Result = 9AH + 52H + 89H + 3EH = 1B3H

ஃ  2300H = B3H Lower byte  2301H = 01H Higher byte

Flowchart :

Program :

b) MOV DPTR, #2200H ; Initialize memory pointer

MOVX A, @DPTR ; Get the count

MOV RO, #10 ; Initialize the iteration counter

INC DPTR ; Initialize pointer to array of numbers

MOV R2, #00 ; [Make

MOV R1, #00 ; result = OOH]

BACK : MOVX A, @DPTR ; Get the number

ADD A, R1 ; A ← Result + A

MOV R1, A ; Result ← A

ADDC R2, #00 ; If carry exists, add it to MSD

INC DPTR ; increment the array pointer

DJNZ R0, BACK ; Decrement iteration

; count if not zero repeat

MOV DPTR, #2300H ; Initialize memory pointer

MOV A, R1 ; Get the lower byte of result

MOVX @DPTR, A ; Store the lower byte of result

INC DPTR ; Increment memory pointer

MOV A, R2 ; Get the higher byte of result

MOVX @DPTR, A ; Store the higher byte of result

Program 15.10.21 : Data transfer from memory block Bl to memory block B2.
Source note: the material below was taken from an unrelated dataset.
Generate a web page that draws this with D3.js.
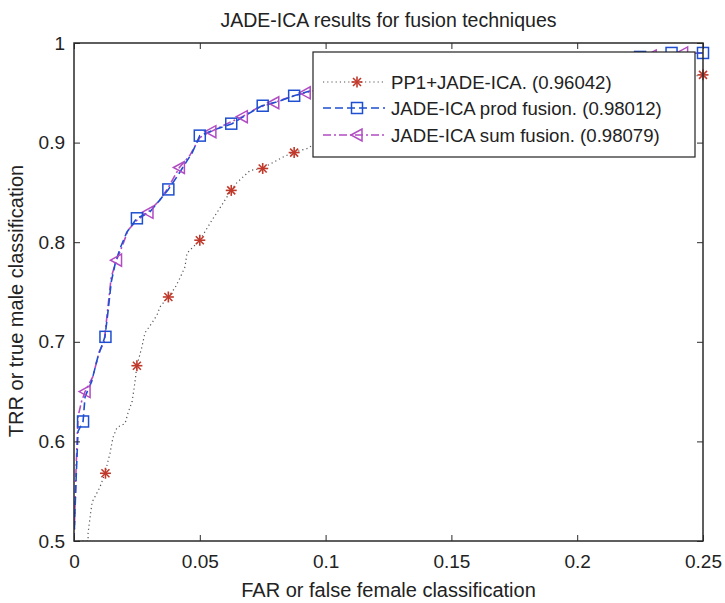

Statement : Assume two blocks are non-overlapped.

Flowchart :

Program :

MOV R2, #1 ; Initialize iteration counter

MOV R1, #20H ; Initialize source memory pointer

MOV R0, #30H ; Initialize destination memory pointer

BACK : MOV A, @R1 ; Get data

MOV @R0, A ; Store data

INC R1 ; Increment source memory pointer

INC R0 ; Increment destination memory pointer

DJNZ R2, BACK ; Decrement iteration count and if not zero repeat

 

 Program 15.10.22 : Write a program to load accumulator with values 55H and complement 70 times.

MOV RO, #70 ; Initialize iteration count

MOV A, # 55H ; load 55H in accumulator

HERE : GPL A ; Complement accumulator

DJNZ R0, HERE ; Repeat till R0 = 0

 

Program 15.10.23 : Write an 8051 assembly language program to copy the value 55H into RAM memory locations 40H to 45H using register indirect addressing with a loop.

AU : Dec.-12, Marks 8

MOV R0, #06H ; Initialize iteration count

MOV R1, #40H ; Initialize memory pointer

MOV A, #55H ; Load data byte in A

BACK : MOV @R1, A ; Copy data byte into RAM memory location

INC R1 ; Increment memory pointer

DJNZ R0, BACK ; Decrement iteration count and if not zero repeat

 

Program 15.10.24 : Write an 8051 assembly language program to clear the accumulator and add 3 to the accumulator 10 times.

Solution :

CLR A ; Clears the accumulator (A ← 0)

MOV R0, #0AH ; Set the iteration count

BACK : ADD A, #03H ; Add 3 to accumulator

DJNZ R0, BACK ; Decrement iteration count and if not zero repeat

Review Question

1. Write an 8051 based assembly language program for performing four basic arithmetic operations on two data.